Key Experimental Results¶
Main Results¶
| Method | BLEU-1 | BLEU-4 | METEOR | ROUGE-L | CE-Precision | CE-Recall | CE-F1 |
|---|---|---|---|---|---|---|---|
| R2GenPT | 0.433 | 0.242 | 0.399 | 0.323 | 0.340 | 0.066 | 0.110 |
| MedVInT | 0.443 | 0.246 | 0.404 | 0.326 | 0.377 | 0.148 | 0.212 |
| M3D | 0.436 | 0.245 | 0.400 | 0.326 | 0.407 | 0.090 | 0.148 |
| RadFM | 0.442 | 0.237 | 0.399 | 0.315 | 0.382 | 0.131 | 0.195 |
| Reg2RG | 0.473 | 0.249 | 0.441 | 0.367 | 0.423 | 0.181 | 0.253 |
| MARCH | 0.482 | 0.257 | 0.456 | 0.383 | 0.495 | 0.335 | 0.399 |
Ablation Study¶
| Configuration | BLEU-1 | BLEU-4 | METEOR | CE-F1 |
|---|---|---|---|---|
| Resident-only | 0.469 | 0.246 | 0.435 | 0.219 |
| SR-SA (Single-round, Single-agent) | 0.476 | 0.250 | 0.447 | 0.332 |
| SR-MA (Single-round, Multi-agent) | 0.475 | 0.251 | 0.454 | 0.352 |
| MR-MA (Multi-round, Multi-agent) | 0.479 | 0.255 | 0.456 | 0.362 |
| MARCH (Full) | 0.482 | 0.257 | 0.456 | 0.399 |
Key Findings¶
- CE-F1 improved from 0.219 (Resident-only) to 0.399 (Full MARCH), an 82% increase, driven primarily by retrieval (+0.113) and consensus (+0.037).
- Retrieval augmentation contributed most to clinical utility (SR-SA vs Resident-only: CE-F1 +0.113), indicating evidence-based revision is key to reducing hallucinations.
- Performance variance across different LLM backbones (GPT-4/4o/5) was minimal (CE-F1 0.391-0.399), suggesting framework design is more critical than LLM capacity.
- MARCH showed particularly significant improvements in detecting low-frequency anomalies like hiatal hernia and pericardial effusion.
Highlights & Insights¶
- Mapping the clinical hierarchy to a multi-agent architecture is an elegant design that mirrors verified error-prevention mechanisms in medicine.
- The three complementary retrieval paradigms (visual, text, logits) ensure different types of similarity are covered; this multi-modal ensemble is transferable to other evidence-based medical AI tasks.
- The consensus mechanism uses "stances" (Agree/Correct/Supplement) rather than voting, preserving the information density of disagreements.
Limitations & Future Work¶
- Reliance on the GPT-4 family for reasoning is costly and difficult to deploy within hospitals; the feasibility of open-source LLMs remains unverified.
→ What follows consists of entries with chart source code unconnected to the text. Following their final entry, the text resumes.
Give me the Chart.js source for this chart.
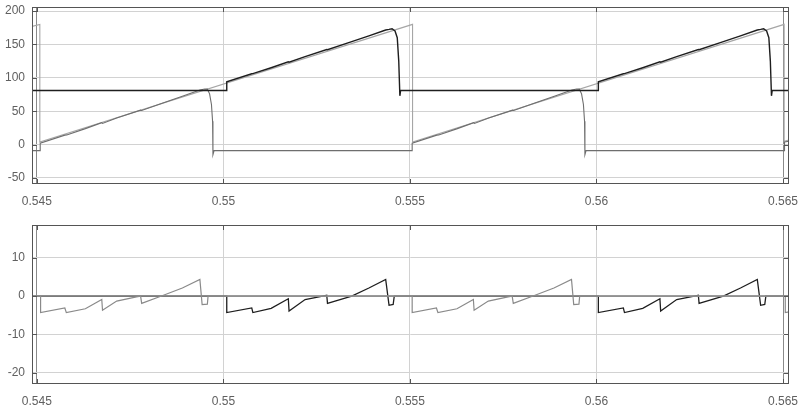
<!DOCTYPE html>
<html>
<head>
<meta charset="utf-8">
<script src="https://cdn.jsdelivr.net/npm/chart.js@4.4.0/dist/chart.umd.min.js"></script>
<style>
  body { margin: 0; background: #fff; }
  #wrap { position: relative; width: 800px; height: 412px; }
  #c1 { position: absolute; left: 0; top: 0; }
  #c2 { position: absolute; left: 0; top: 212px; }
</style>
</head>
<body>
<div id="wrap">
  <canvas id="c1" width="800" height="212"></canvas>
  <canvas id="c2" width="800" height="200"></canvas>
</div>
<script>
// x axis (time, s)
const xMin = 0.54487, xMax = 0.56516;
const xTickVals = [0.545, 0.55, 0.555, 0.56, 0.565];
const xTickLabels = ['0.545', '0.55', '0.555', '0.56', '0.565'];

// top panel ticks
const topTicks = [-50, 0, 50, 100, 150, 200];
// bottom panel ticks
const botTicks = [-20, -10, 0, 10];

// top: reference sawtooth (light gray)
const sawT = [0.54487, 0.54508, 0.54508, 0.55507, 0.55507, 0.56503, 0.56503, 0.56516];
const sawY = [177, 180, 4, 180, 4, 180, 5, 7];

// top: black trace
const blkT = [0.54487, 0.55009, 0.55009, 0.55076, 0.55079, 0.55128, 0.55174, 0.55176, 0.55219, 0.55277, 0.55279, 0.55344, 0.55390, 0.55435, 0.55444, 0.55452, 0.55460, 0.55466, 0.55470, 0.55473, 0.55475,
              0.56005, 0.56005, 0.56072, 0.56075, 0.56124, 0.56170, 0.56172, 0.56215, 0.56273, 0.56275, 0.56340, 0.56386, 0.56431, 0.56440, 0.56448, 0.56456, 0.56462, 0.56466, 0.56469, 0.56471, 0.56516];
const blkY = [81, 81, 94, 106.1, 106.2, 115.1, 124.0, 123.4, 131.8, 142.4, 142.1, 154.1, 162.8, 171.5, 172.5, 173.5, 170, 160, 125, 73, 81,
              81, 94, 106.1, 106.2, 115.1, 124.0, 123.4, 131.8, 142.4, 142.1, 154.1, 162.8, 171.5, 172.5, 173.5, 170, 160, 125, 73, 81, 81];

// top: gray trace
const gryT = [0.54487, 0.54509, 0.54509, 0.54575, 0.54580, 0.54630, 0.54674, 0.54676, 0.54714, 0.54778, 0.54781, 0.54834, 0.54890, 0.54937, 0.54950, 0.54957, 0.54963, 0.54968, 0.54971, 0.54972, 0.54975,
              0.55506, 0.55506, 0.55572, 0.55577, 0.55627, 0.55671, 0.55673, 0.55711, 0.55775, 0.55778, 0.55831, 0.55887, 0.55934, 0.55947, 0.55954, 0.55960, 0.55965, 0.55968, 0.55969, 0.55972,
              0.56504, 0.56504, 0.56516];
const gryY = [-9, -9, 2, 14.2, 14.5, 23.9, 32.8, 31.7, 39.7, 51.5, 51.1, 61.4, 72.3, 81.7, 83.2, 83, 76, 60, 35, -15, -9,
              -9, 2, 14.2, 14.5, 23.9, 32.8, 31.7, 39.7, 51.5, 51.1, 61.4, 72.3, 81.7, 83.2, 83, 76, 60, 35, -15, -9,
              -9, 4, 5];

// bottom: zero reference line
const zeroT = [0.54487, 0.56516];
const zeroY = [0, 0];

// bottom: gray error
const egT = [0.54487, 0.54510, 0.54510, 0.54575, 0.54579, 0.54630, 0.54674, 0.54676, 0.54714, 0.54767, 0.54778, 0.54781, 0.54834, 0.54890, 0.54937, 0.54943, 0.54957, 0.54959,
             0.55506, 0.55506, 0.55571, 0.55575, 0.55626, 0.55670, 0.55672, 0.55710, 0.55763, 0.55774, 0.55777, 0.55830, 0.55886, 0.55933, 0.55939, 0.55953, 0.55955,
             0.56506, 0.56506, 0.56516];
const egY = [0, 0, -4.3, -3.1, -4.3, -3.3, -0.9, -3.7, -1.3, -0.2, 0, -1.9, 0, 2.1, 4.3, -2.2, -2.1, 0,
             0, -4.3, -3.1, -4.3, -3.3, -0.9, -3.7, -1.3, -0.2, 0, -1.9, 0, 2.1, 4.3, -2.2, -2.1, 0,
             0, -4.3, -4.1];

// bottom: black error
const ebT = [0.54487, 0.55009, 0.55009, 0.55076, 0.55079, 0.55128, 0.55174, 0.55176, 0.55219, 0.55266, 0.55277, 0.55279, 0.55344, 0.55390, 0.55435, 0.55444, 0.55455, 0.55458,
             0.56005, 0.56005, 0.56072, 0.56075, 0.56124, 0.56170, 0.56172, 0.56215, 0.56262, 0.56273, 0.56275, 0.56340, 0.56386, 0.56431, 0.56440, 0.56451, 0.56454, 0.56516];
const ebY = [0, 0, -4.3, -3.1, -4.3, -3.2, -0.7, -3.9, -0.9, 0, 0.2, -1.9, 0, 2.1, 4.3, -2.4, -2.2, 0,
             0, -4.3, -3.1, -4.3, -3.2, -0.7, -3.9, -0.9, 0, 0.2, -1.9, 0, 2.1, 4.3, -2.4, -2.2, 0, 0];

function pts(ts, ys) {
    return ts.map((t, i) => ({x: t, y: ys[i]}));
}

function line(data, color, width) {
    return {data: data, borderColor: color, borderWidth: width, pointRadius: 0, fill: false, tension: 0};
}

// box round the plot with small ticks pointing inwards
const boxTicks = {
    id: 'boxTicks',
    afterDraw(chart) {
        const {ctx, chartArea: a, scales} = chart;
        ctx.save();
        ctx.strokeStyle = '#555';
        ctx.lineWidth = 1;
        ctx.strokeRect(a.left + 0.5, a.top + 0.5, a.right - a.left - 1, a.bottom - a.top - 1);
        ctx.beginPath();
        scales.x.ticks.forEach(t => {
            const px = Math.round(scales.x.getPixelForValue(t.value)) + 0.5;
            ctx.moveTo(px, a.top); ctx.lineTo(px, a.top + 5);
            ctx.moveTo(px, a.bottom); ctx.lineTo(px, a.bottom - 5);
        });
        scales.y.ticks.forEach(t => {
            const py = Math.round(scales.y.getPixelForValue(t.value)) + 0.5;
            ctx.moveTo(a.left, py); ctx.lineTo(a.left + 5, py);
            ctx.moveTo(a.right, py); ctx.lineTo(a.right - 5, py);
        });
        ctx.stroke();
        ctx.restore();
    }
};

function makeOptions(yMin, yMax, yTicks, padTop) {
    const font = {family: 'Liberation Sans', size: 12};
    return {
        responsive: false,
        animation: false,
        layout: {padding: {top: padTop, right: 11, left: 0, bottom: 0}},
        plugins: {legend: {display: false}, tooltip: {enabled: false}},
        scales: {
            x: {
                type: 'linear', min: xMin, max: xMax,
                afterBuildTicks: s => { s.ticks = xTickVals.map(v => ({value: v})); },
                afterFit: s => { s.height = 28; s.paddingLeft = 0; s.paddingRight = 0; },
                grid: {
                    color: c => (c.tick && (c.tick.value === 0.545 || c.tick.value === 0.565)) ? '#8a8a8a' : '#d2d2d2',
                    drawTicks: false,
                    lineWidth: 1
                },
                border: {display: false},
                ticks: {color: '#606060', font: font, padding: 10, maxRotation: 0,
                        callback: (v, i) => xTickLabels[i]}
            },
            y: {
                type: 'linear', min: yMin, max: yMax,
                afterBuildTicks: s => { s.ticks = yTicks.map(v => ({value: v})); },
                afterFit: s => { s.width = 32; s.paddingTop = 0; s.paddingBottom = 0; },
                grid: {color: '#d2d2d2', drawTicks: false, lineWidth: 1},
                border: {display: false},
                ticks: {color: '#606060', font: font, padding: 7,
                        callback: v => String(v)}
            }
        }
    };
}

// top panel
new Chart(document.getElementById('c1').getContext('2d'), {
    type: 'line',
    data: {
        datasets: [
            line(pts(blkT, blkY), '#1e1e1e', 1.4),
            line(pts(gryT, gryY), '#6e6e6e', 1.1),
            line(pts(sawT, sawY), '#a6a6a6', 1.1)
        ]
    },
    options: makeOptions(-59, 206, topTicks, 7),
    plugins: [boxTicks]
});

// bottom panel
new Chart(document.getElementById('c2').getContext('2d'), {
    type: 'line',
    data: {
        datasets: [
            line(pts(zeroT, zeroY), '#8c8c8c', 1.6),
            line(pts(egT, egY), '#8a8a8a', 1.2),
            line(pts(ebT, ebY), '#1e1e1e', 1.3)
        ]
    },
    options: makeOptions(-22.9, 18.5, botTicks, 13),
    plugins: [boxTicks]
});
</script>
</body>
</html>
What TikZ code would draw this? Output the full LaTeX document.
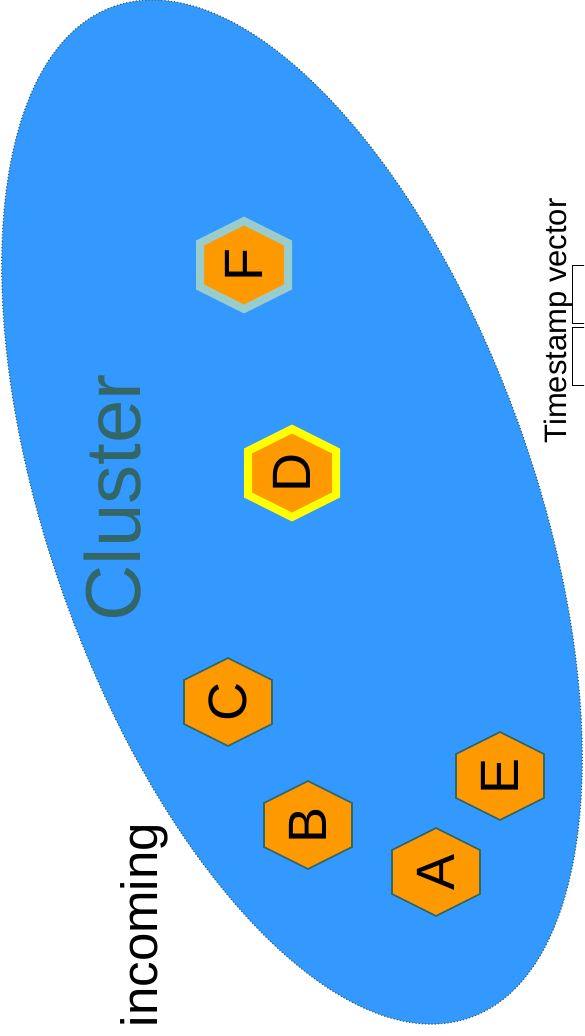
\documentclass[tikz,border=0pt]{standalone}
\usepackage{fontspec}
\setmainfont{Liberation Sans}
\definecolor{clusterblue}{HTML}{3399FF}
\definecolor{slate}{HTML}{336666}
\definecolor{hexorange}{HTML}{FF9900}
\definecolor{hexyellow}{HTML}{FFFF00}
\definecolor{hexmist}{HTML}{99CCCC}
\newcommand{\HexR}{44}
\newcommand{\HexS}{22}

\begin{document}
\begin{tikzpicture}[x=1pt,y=-1pt,
		cluster/.style={fill=clusterblue,draw=slate,line width=1.2pt,dotted},
		hexcell/.style={fill=hexorange,draw=slate,line width=1.6pt,line join=miter},
		member/.style={},
		leader/.style={draw=hexyellow,line width=8pt},
		follower/.style={draw=hexmist,line width=8pt},
		letter/.style={rotate=90,inner sep=0pt,font=\fontsize{54}{54}\selectfont},
		slot/.style={draw,line width=0.8pt,minimum width=50pt,minimum height=58pt,anchor=north west}]
				\useasboundingbox (0,0) rectangle (584,1036);
				\clip (0,0) rectangle (584,1036);

				% the cluster
				\coordinate (c) at (292,512);
				\draw[cluster,rotate around={109.4:(c)}] (c) ellipse [x radius=536, y radius=243];
				\node[rotate=90,anchor=base,text=slate,font=\fontsize{78}{78}\selectfont]
					(clusterlabel) at (140,498) {Cluster};
				\node[rotate=90,anchor=base,font=\fontsize{51}{51}\selectfont]
					(incoming) at (157,925) {incoming};

				% members
				\foreach \lbl/\x/\y/\rim in {A/436/872/member, B/308/825/member,
						C/228/702/member, D/292/473/leader, E/500/776/member, F/244/265/follower}{
					\draw[hexcell,\rim] (\x,\y) +(0,-\HexR) -- +(\HexR,-\HexS) -- +(\HexR,\HexS)
						-- +(0,\HexR) -- +(-\HexR,\HexS) -- +(-\HexR,-\HexS) -- cycle;
					\node[letter] (\lbl) at (\x,\y) {\lbl};
				}

				% timestamps
				\node[rotate=90,anchor=base,font=\fontsize{31}{31}\selectfont]
					(tslabel) at (566,321) {Timestamp vector};
				\node[slot] (slot1) at (572,265) {};
				\node[slot] (slot2) at (572,327) {};
			\end{tikzpicture}
\end{document}
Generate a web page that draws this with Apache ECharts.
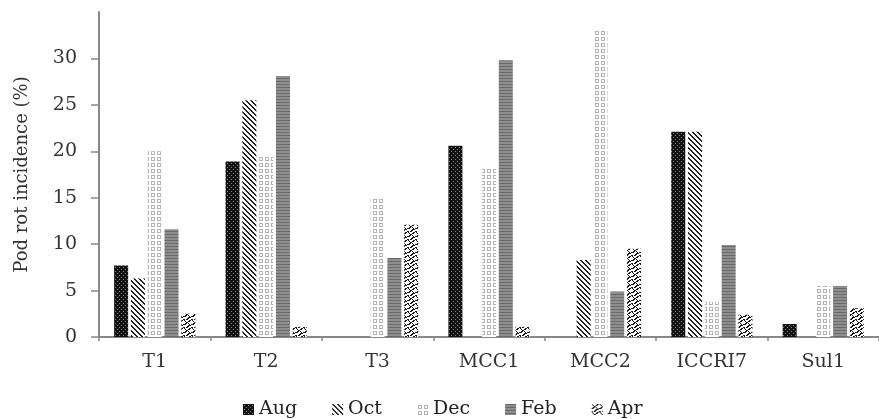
<!DOCTYPE html>
<html>
<head>
<meta charset="utf-8">
<script src="https://cdn.jsdelivr.net/npm/echarts@6/dist/echarts.min.js"></script>
<style>
html,body{margin:0;padding:0;background:#fff;}
#c{width:879px;height:419px;}
</style>
</head>
<body>
<div id="c"></div>
<script>
const categories = ['T1', 'T2', 'T3', 'MCC1', 'MCC2', 'ICCRI7', 'Sul1'];
const seriesNames = ['Aug', 'Oct', 'Dec', 'Feb', 'Apr'];
const aug = [7.7, 18.9, 0, 20.6, 0, 22.1, 1.4];
const oct = [6.3, 25.5, 0, 0, 8.3, 22.1, 0];
const dec = [20.0, 19.4, 14.9, 18.3, 33.1, 3.8, 5.5];
const feb = [11.6, 28.1, 8.5, 29.8, 4.9, 9.9, 5.5];
const apr = [2.5, 1.1, 12.1, 1.1, 9.5, 2.4, 3.1];
const yTicks = [0, 5, 10, 15, 20, 25, 30];

function makePattern(w, h, fn) {
  const cv = document.createElement('canvas');
  cv.width = w; cv.height = h;
  const ctx = cv.getContext('2d');
  for (let y = 0; y < h; y++) {
    for (let x = 0; x < w; x++) {
      ctx.fillStyle = fn(x, y);
      ctx.fillRect(x, y, 1, 1);
    }
  }
  return { image: cv, repeat: 'repeat' };
}
const patAug = makePattern(4, 4, (x, y) => ((x === 1 && y === 1) || (x === 3 && y === 3)) ? '#8a8a8a' : '#111');
const patOct = makePattern(5, 5, (x, y) => ((((x - y) % 5) + 5) % 5 < 2) ? '#222' : '#fff');
const patDec = makePattern(6, 6, (x, y) => {
  const dx = x - 2.5, dy = y - 2.5, r = Math.sqrt(dx * dx + dy * dy);
  return (r > 1.2 && r < 2.4) ? '#b4b4b4' : '#fff';
});
const patFeb = makePattern(2, 3, (x, y) => y === 0 ? '#6a6a6a' : '#8e8e8e');
const aprMap = [
  '10000110',
  '01001100',
  '00110000',
  '01101000',
  '11000101',
  '00001110',
  '00011000',
  '10110001'
];
const patApr = makePattern(8, 8, (x, y) => aprMap[y][x] === '1' ? '#1a1a1a' : '#fff');

const dataSets = [aug, oct, dec, feb, apr];
const patterns = [patAug, patOct, patDec, patFeb, patApr];
const font = 'DejaVu Serif, Liberation Serif, serif';

const series = seriesNames.map((n, i) => ({
  name: n,
  type: 'bar',
  data: dataSets[i],
  barWidth: 14,
  barGap: '20%',
  itemStyle: { color: patterns[i] }
}));

const chart = echarts.init(document.getElementById('c'));
chart.setOption({
  animation: false,
  backgroundColor: '#fff',
  grid: { left: 99, right: -7, top: 12, bottom: 82 },
  legend: {
    data: seriesNames,
    left: 238,
    top: 395,
    itemWidth: 11,
    itemHeight: 11,
    itemGap: 35,
    icon: 'rect',
    textStyle: { fontFamily: font, fontSize: 19, color: '#222' }
  },
  xAxis: {
    type: 'category',
    data: categories,
    axisLine: { lineStyle: { color: '#888', width: 2 } },
    axisTick: { show: true, length: 4, lineStyle: { color: '#888', width: 1.5 } },
    axisLabel: { fontFamily: font, fontSize: 19, color: '#333', margin: 16 }
  },
  yAxis: {
    type: 'value',
    min: 0,
    max: 35,
    interval: 5,
    name: 'Pod rot incidence (%)',
    nameLocation: 'middle',
    nameGap: 68,
    nameTextStyle: { fontFamily: font, fontSize: 18, color: '#333' },
    axisLine: { show: true, lineStyle: { color: '#888', width: 2 } },
    axisTick: { show: true, length: 8, customValues: yTicks, lineStyle: { color: '#888', width: 1.5 } },
    axisLabel: { fontFamily: font, fontSize: 19, color: '#333', margin: 22, customValues: yTicks },
    splitLine: { show: false }
  },
  series: series
});
</script>
</body>
</html>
- Lack of a long-term memory mechanism prevents utilization of historical longitudinal imaging or learning from past diagnostic errors.
- Evaluation was limited to RadGenome-ChestCT; generalization to other anatomical regions (e.g., brain, abdomen) has not been tested.
- The number of consensus rounds requires a preset limit; there is no adaptive mechanism for determining the optimal number of iterations.
Related Work & Insights¶
- vs Reg2RG: Reg2RG uses region-guided retrieval but remains single-agent; MARCH adds multi-agent consensus, increasing CE-F1 from 0.253 to 0.399.
- vs RadFM: RadFM is a general 3D medical foundation model that uses end-to-end generation, lacking verification and error-correction.
- vs MedAgent: General medical multi-agent systems focus on diagnosis and recommendation; MARCH is the first multi-agent framework specifically for 3D report generation.
Rating¶
- Novelty: ⭐⭐⭐⭐ The mapping of clinical hierarchy to multi-agent roles is natural and meaningful.
- Experimental Thoroughness: ⭐⭐⭐⭐ Comprehensive ablation, backbone comparison, and anomaly-specific analysis.
- Writing Quality: ⭐⭐⭐⭐ Clear framework description and clinical context.
- Value: ⭐⭐⭐⭐ Provides a verifiable collaborative paradigm for high-stakes medical AI.